Implikasi teori Pieget dalam praktek pendidikan dinyatakan dalam bentuk dua prinsip, yaitu:

1.      Agar siswa mampu menciptakan struktur mental mereka.

2.      Berpikir pada tiap level perkembangan memiliki ciri yang unik karenanya perlu mempertimbangkan ketika mendesain program pendidikan.

2.        Teori Sociocultural Constructivist

Teori ini dikemukakan oleh Lev Vygotsky. Teori ini berpandangan bahwa pengetahuan berada dalam konteks social, karenanya ditekankan pentingnya bahasa dalam belajar yang timbul dalam situasi-situasi social yang berorientasi pada aktivitas. Menurut Vygotsky, anak-anak hanya dapat belajar dengan cara terlibat langsung dalam aktivitas-aktivitas bermakna dengan orang-orang yang lebih pandai. Berkaitan dengan ini Vygotsky mengemukakan sebuah konsep yang disebut Zone of Proximal Development (ZPD).

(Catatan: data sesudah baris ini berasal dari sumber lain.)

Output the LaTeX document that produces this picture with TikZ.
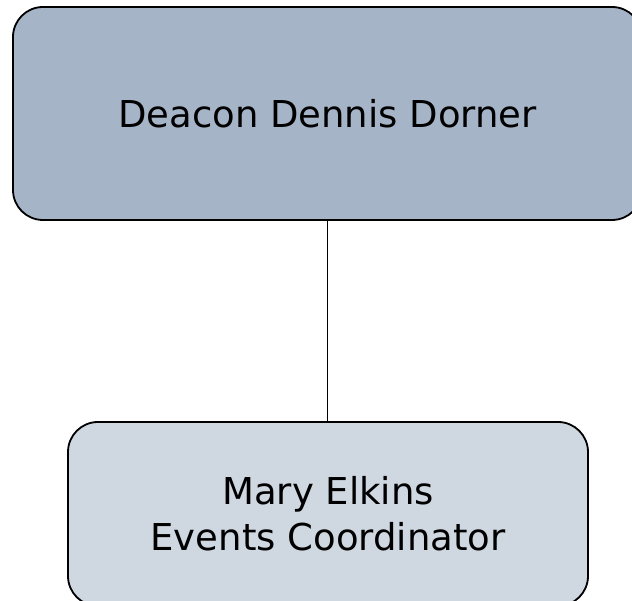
\documentclass[tikz,border=0pt]{standalone}
\usepackage{fontspec}
\setmainfont{DejaVu Sans}
\definecolor{topfill}{HTML}{A6B4C8}
\definecolor{botfill}{HTML}{CFD7E1}
\begin{document}
\begin{tikzpicture}[x=1pt,y=1pt,
  orgbox/.style={draw=black, line width=1.8pt, rounded corners=30pt, inner sep=0pt,
    font=\fontsize{37}{46}\selectfont, align=center},
  link/.style={draw=black, line width=1.8pt}]
\useasboundingbox (0,0) rectangle (632,601);
\clip (0,0) rectangle (632,601);
\fill[white] (0,0) rectangle (632,601);
\node[orgbox, fill=topfill, minimum width=629pt, minimum height=213pt] (top) at (327.5,487.5) {Deacon Dennis Dorner};
\node[orgbox, fill=botfill, minimum width=520pt, minimum height=184pt] (bot) at (328,87) {Mary Elkins\\Events Coordinator};
\draw[link] (top.south) -- (top.south |- bot.north);
\end{tikzpicture}
\end{document}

ZPD adalah level kecakapan melebihi apa yang dapat dilakukan sendiri oleh anak didik dan menunjukkan rentang tugas belajar yang dapat dikerjakan jika dibantu oleh orang dewasa atau teman sebaya yang berkompoten. Menurut Eggen dan Kauchak, penerapan ZPD pembelajaran mencakup tiga tugas, yaitu: pengukuran, pemilihan aktivitas belajar, dan pemberian dukungan pembelajaran untuk membantu siswa melalui zonanya secara berhasil.

Teori Vygotsky memiliki empat implikasi pendidikan yang utama, yaitu:

1.      Guru harus bertindak sebagai scaffaold yang memberikan bimbingan yang cukup untuk membantu anak-anak mencapai kemajuan.

2.      Pembelajaran harus selalu berupaya “mempercepat” level penguasaan terkini anak

3.      Untuk menginternalisasi keterampilan pada anak-anak, pembelajaran harus berkembang dalam empat fase. Pertama guru harus menjadi model dan memberikan komentar. Kedua siswa harus berupaya mengimitasi apa yang dilakukan ole guru. Ketiga guru haru mengurangi intervensi secara progrresif begitu siswa telah menguasai keterampilan tersebut. Keempat guru dan siswa secara berulang-ulang mengambil peran secara bergiliran.

4.      Anak-anak perlu berulang-ulang dihadapkan dengan konsep ilmiah agar konsep spontan mereka menjadi lebih akurat dan umum.